Grant vomited shortly after he received midazolam—a sedative and the first part of a three-drug cocktail—according to the Associated Press, which was present for his death. Members of his execution team wiped the vomit from his face and neck several minutes after he became sick. Grant was ultimately declared unconscious about 15 minutes after the midazolam was administered, and said to be dead six minutes after that, the AP reported.
Sean Murphy, the AP reporter who witnessed Grant’s last moments, said he also convulsed approximately two dozen times after midazolam was administered.
A retired AP reporter who has witnessed 450 executions told the news outlet that he’d only seen vomiting one other time. In a statement to VICE News, however, a spokesperson for the Oklahoma Department of Corrections said the execution was carried out within protocol and “without complication.”
Oklahoma botched three executions before it stopped killing people for a period of several years, starting in 2015. During that delay, the state had good reason to reconsider using its death chamber: support for the death penalty had reached its lowest point in decades, while evidence mounted that people injected with midazolam regularly experienced a condition called pulmonary edema—meaning their lungs filled with fluid, potentially inducing the feeling of drowning.
“I think it’s unquestionable that midazolam is an inappropriate drug to use in carrying out executions,” Dunham said. “This execution should be a lesson that rushing to kill prisoners without providing meaningful judicial review of the dangers of the execution process is a horrible idea.”
Oklahoma’s execution protocol, which continues to use midazolam in combination with vecuronium bromide and potassium chloride, will face a trial over its constitutionality in February. That made the urgency behind Grant’s killing all the more concerning to advocates.

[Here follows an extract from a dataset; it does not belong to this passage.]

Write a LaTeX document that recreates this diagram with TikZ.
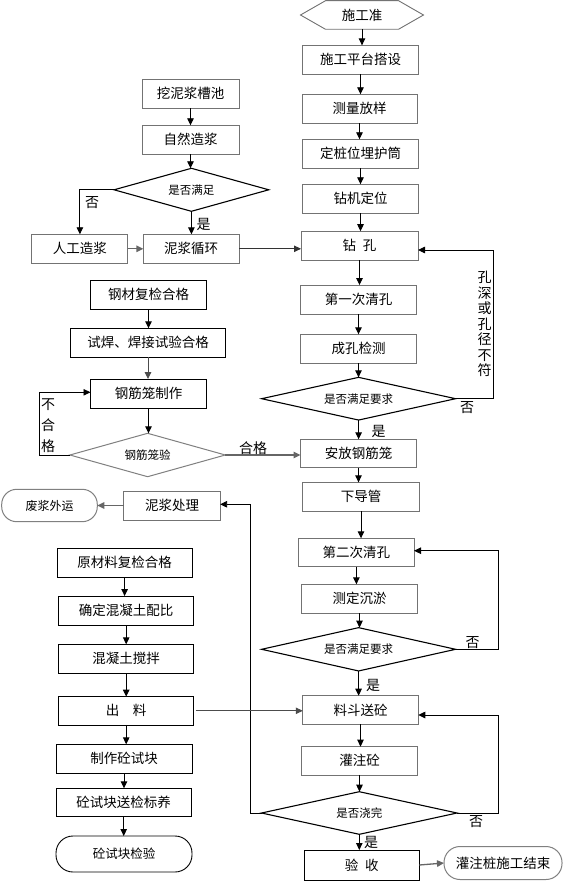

Both Grant and another death row prisoner, Julius Jones, had been granted stays of execution this week after a panel of judges with the 10th Circuit Court of Appeals ruled that, because they had a stake in the ongoing federal lawsuit that triggered the trial in the first place, their deaths would risk their ability to “present what may be a viable Eighth Amendment claim.”
Oklahoma appealed to the U.S. Supreme Court, however, which vacated the stays Thursday. Grant was executed shortly thereafter.
Jones, who has for years maintained his innocence in the 1999 slaying of a businessman, is scheduled to die Nov. 18, although the Oklahoma Pardon and Parole Board recommended that his sentence instead be commuted to life in prison last month. Oklahoma Gov. Kevin Stitt, who shot down that recommendation, has said he’ll make a decision in Jones’ case only after the outcome of his clemency hearing, which is scheduled for Monday.
“There should be no more executions in Oklahoma until we go to trial in February to address the state’s problematic lethal injection protocol,” Dale Baich, an attorney for death row inmates involved in the federal lawsuit, said in a statement Thursday.
Even so, Pamela Gay Carter, the daughter of the woman Grant killed—Gay Carter—said in a statement Thursday that the purpose of the death penalty was to prevent such violent crimes from happening again.
“At least now we are starting to get justice for our loved ones,” Carter said, according to the Associated Press. “The death penalty is about protecting any potential future victims. Even after Grant was removed from society, he committed an act of violence that took an innocent life. I pray that justice prevails for all the other victims’ loved ones. My heart and prayers go out to you all.”